Statistical Test for Comparing Mean Active Minutes
You have two weeks of experiment data for a new algorithm. The primary metric is user active minutes. Each user is assigned to control or treatment for the full duration.
Analyze the per-user total or average active minutes over the two-week window.
Constraints & Assumptions
-
The unit of analysis should match the randomization unit.
-
Active minutes are nonnegative and likely right-skewed.
-
Explain assumptions and validation checks.
-
Discuss multiple comparisons for five secondary metrics.
Clarifying Questions to Ask
-
Are users randomized independently?
-
Do we have one row per user or repeated daily rows?
-
Are group sizes and variances equal?
-
Is the business interested in means, medians, or distributional effects?

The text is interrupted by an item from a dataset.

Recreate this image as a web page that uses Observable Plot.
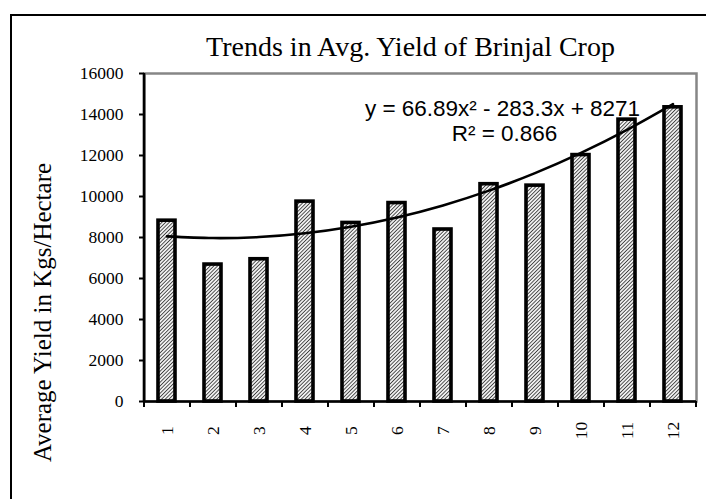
<!DOCTYPE html>
<html>
<head>
<meta charset="utf-8">
<script src="https://cdn.jsdelivr.net/npm/d3@7"></script>
<script src="https://cdn.jsdelivr.net/npm/@observablehq/plot@0.6"></script>
<style>
  html, body { margin: 0; padding: 0; background: #fff; }
  body { width: 706px; height: 499px; overflow: hidden; position: relative; }
  #border { position: absolute; left: 10px; top: 14px; width: 900px; height: 700px; border: 2px solid #000; box-sizing: border-box; }
  #chart { position: absolute; left: 0; top: 0; }
</style>
</head>
<body>
<div id="border"></div>
<div id="chart"></div>
<script>
// ---- data ----
const categories = ["1","2","3","4","5","6","7","8","9","10","11","12"];
const yields = [8820, 6680, 6940, 9750, 8710, 9680, 8390, 10600, 10530, 12020, 13750, 14350];
const yTicks = [0, 2000, 4000, 6000, 8000, 10000, 12000, 14000, 16000];
const trendCoefficients = [66.89, -283.3, 8271]; // y = a x^2 + b x + c (as printed on the chart)
const titleText = "Trends in Avg. Yield of Brinjal Crop";
const yLabelText = "Average Yield in Kgs/Hectare";
const equationText = "y = 66.89x\u00B2 - 283.3x + 8271";
const r2Text = "R\u00B2 = 0.866";

const bars = categories.map((c, i) => ({cat: c, value: yields[i]}));
const [qa, qb, qc] = trendCoefficients;
const trend = categories.map((c, i) => {
  const n = i + 1;
  return {cat: c, value: qa * n * n + qb * n + qc};
});

const serif = "'Liberation Serif', 'Times New Roman', serif";
const sans = "'Liberation Sans', Arial, sans-serif";
const step = 46; // band step in px (552 / 12)

const chart = Plot.plot({
  width: 706,
  height: 499,
  marginLeft: 144,
  marginRight: 10,
  marginTop: 73,
  marginBottom: 98,
  style: {background: "transparent", color: "#000", overflow: "visible"},
  x: {type: "band", domain: categories, paddingInner: 0.62, paddingOuter: 0.31, axis: null},
  y: {domain: [0, 16000], axis: null},
  marks: [
    Plot.frame({stroke: "#868686", strokeWidth: 2.5}),
    Plot.barY(bars, {x: "cat", y: "value", fill: "url(#hatch)", stroke: "#000", strokeWidth: 3.6}),
    Plot.line(trend, {x: "cat", y: "value", curve: "natural", stroke: "#000", strokeWidth: 2.6}),
    // axis lines
    Plot.ruleY([0], {stroke: "#000", strokeWidth: 2.6}),
    Plot.ruleX([categories[0]], {dx: -step / 2, y1: 0, y2: 16000, stroke: "#000", strokeWidth: 2.6}),
    // x tick marks at category boundaries
    Plot.ruleX(categories, {x: d => d, dx: -step / 2, y1: 0, y2: 0, insetBottom: -6, stroke: "#000", strokeWidth: 2}),
    Plot.ruleX([categories[categories.length - 1]], {dx: step / 2, y1: 0, y2: 0, insetBottom: -6, stroke: "#000", strokeWidth: 2}),
    // y axis
    Plot.axisY({ticks: yTicks, tickSize: 5, tickPadding: 16, tickFormat: d => String(d), label: null,
                fontSize: 17.5, fontFamily: serif, strokeWidth: 2}),
    // x labels rotated
    Plot.text(categories, {x: d => d, frameAnchor: "bottom", dy: 29, rotate: -90,
                textAnchor: "middle", lineAnchor: "middle", fontSize: 17.5, fontFamily: serif, fill: "#000"}),
    // title
    Plot.text([titleText], {frameAnchor: "top", dx: -10, dy: -18, lineAnchor: "bottom",
                fontSize: 28, fontFamily: serif, fill: "#000"}),
    // y label
    Plot.text([yLabelText], {frameAnchor: "left", dx: -94, dy: 75, rotate: -90, lineAnchor: "bottom",
                textAnchor: "middle", fontSize: 25, fontFamily: serif, fill: "#000"}),
    // equation
    Plot.text([equationText], {frameAnchor: "top", dx: 82, dy: 42, lineAnchor: "bottom",
                textAnchor: "middle", fontSize: 22.5, fontFamily: sans, fill: "#000"}),
    Plot.text([r2Text], {frameAnchor: "top", dx: 84, dy: 67, lineAnchor: "bottom",
                textAnchor: "middle", fontSize: 22.5, fontFamily: sans, fill: "#000"})
  ]
});

// hatch pattern for the bars
const svgSel = d3.select(chart);
const defs = svgSel.insert("defs", ":first-child");
const pat = defs.append("pattern")
  .attr("id", "hatch")
  .attr("width", 2.6).attr("height", 2.6)
  .attr("patternUnits", "userSpaceOnUse")
  .attr("patternTransform", "rotate(45)");
pat.append("rect").attr("width", 2.6).attr("height", 2.6).attr("fill", "#ffffff");
pat.append("line").attr("x1", 1.3).attr("y1", -1).attr("x2", 1.3).attr("y2", 4)
  .attr("stroke", "#404040").attr("stroke-width", 1.0);

document.getElementById("chart").appendChild(chart);
</script>
</body>
</html>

What a Strong Answer Covers
-
Recommended test: Welch's two-sample t-test on per-user aggregated active minutes for mean comparison.
-
Alternatives: permutation test for the mean, bootstrap confidence intervals, Mann-Whitney as a distributional/median robustness check, and cluster-robust or mixed models for repeated daily data.
-
Assumptions: stable randomization, independent users, no major interference, correct unit of analysis, enough sample size for CLT, and no severe data-quality issues.
-
Validation: SRM test, covariate balance, histogram/tails, variance comparison, time-series by arm, and instrumentation checks.
-
p-value and 95% CI computation using mean difference, standard error, Welch-Satterthwaite degrees of freedom, and business interpretation.
-
Type I and Type II error explanation in the product context.
-
Multiple-comparison adjustment using Holm-Bonferroni, Benjamini-Hochberg, or pre-specified metric hierarchy.
Follow-up Questions
-
Why use Welch's t-test instead of Student's t-test?
-
What if one user has extreme minutes?
-
How would you analyze daily repeated measurements?
-
How would you communicate a statistically significant but tiny effect?